What would be a good way to manage that? A few things that come to mind:

  1. Create decks based on needed DR instead of conceptual category. “A word a day” would go into something like a 70% deck, test vocabulary into a 90% deck, and morse code and other either important or interdependent facts would go into a 99% deck (giving roughly 80% chance to remember a full morse deck).

  2. Do basically 1), but maybe there are larger sets of interdependent facts for which 99% is not enough or 99% is too much work for everything not super important, so it’s better to add new cards that test the whole interdependent group (or parts of it) after you got the individuals mostly down. For morse, it could be creating cards with single words, a sentence that contains every letter, or even the whole alphabet as a table.

  3. Maybe SRS is not a good way to learn those interdependent, high DR facts at all?

Are any of the above the “right way” to do it? Any other suggestions on how to tackle the problem?

I want to point out a few details to start.

  1. As a baseline, you’ll get a lot more mileage out of Anki if you organize your decks based on your subjects/material, not based on the DR you want. If you have a particular section within a subject that you want a particular DR for, you could create a subdeck for that.
  2. DR is set for an Options preset – which can contain any number of decks/subdecks. The same goes for FSRS parameter optimization (which you didn’t mention, but seems like it would be a significant factor in your analysis).
  1. Your cards are scheduled for review when you Retrievability (chance of getting a card correct) crosses the threshold of your DR. Every day before that, when the card is not yet due, you have a higher chance of remembering it. [And as your intervals get longer, the chance of remembering ]

    • So, if you study all 26-cards of your Morse deck on any given day, you’re studying a portion of the deck early, and your retention should be higher than your DR. Same goes for using Morse on any given day. See: Reddit - The heart of the internet for more – and Stats > Card Retrievability (e.g., average retrievability, estimated total knowledge).

I don’t claim to understand how you’re getting from 90% DR to a 6% chance of knowing the whole deck, so perhaps you won’t find the rest of this interpretation useful. But in addition to the above, it’s worth noting – frequency of letter use is not evenly distributed (I generalize from English), so I think you’ll get through most exchanges even without knowing 3-5 letters. And finally – a 90% chance of remembering is just a prediction, not a foregone conclusion.

Hi, thank you for your reply!

You’re completely right that I misinterpreted “desired retention.” I thought FSRS tries to keep the chance of recalling a card at that level, but it’s more like a lower bound.
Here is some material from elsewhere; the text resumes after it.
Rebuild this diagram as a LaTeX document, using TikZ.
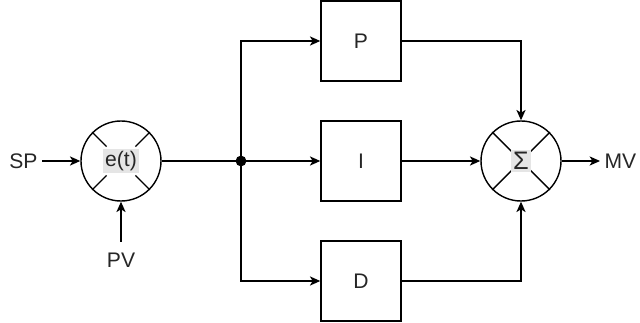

It tries to guarantee that your chance to recall a fact is never lower than that level (by scheduling cards that are reaching that level).

Looking at the chart from the linked Reddit thread, when using a DR of 90%, the average recall chance is more like 95%. But even given that, if I have 26 cards with an average recall chance of 95%, the chance of recalling the whole deck is 0.95^26 ≈ 26% (the 6% figure was just 0.9^26). (I’m aware that you can’t just raise the average to a power to combine multiple probabilities, but since they are roughly in the same range and accounting for it would only make matters worse, I think it’s good enough.)

Regarding the distribution of letters: It’s true that letter usage in languages isn’t equally distributed. But since FSRS doesn’t discriminate, the chance of forgetting a commonly used letter is not less than that of forgetting a rarely used one (if you only ever see them while doing Anki), so I don’t think the uneven distribution of letters helps.

So, if I understand correctly, your recommendation is basically to keep my broad high-level decks, but then have different subdecks—maybe one for Morse—and those subdecks can have different presets (and therefore different DR)?

That does sound like a good solution, at least for Morse, where the number of interdependent facts isn’t that high. :+1:

That’s a pretty big “if” though, right? :wink:

That sounds good. For studying something like an alphabet – Morse, Kana, Arabic, Cyrillic, etc. – with a small, fixed set, where you’re just trying to encode a sound to a shape, it’s perfectly reasonable that you might want a higher DR. Each subdeck can use a separate preset (with its own parameters and DR), regardless of how the decks are arranged in relation to each other.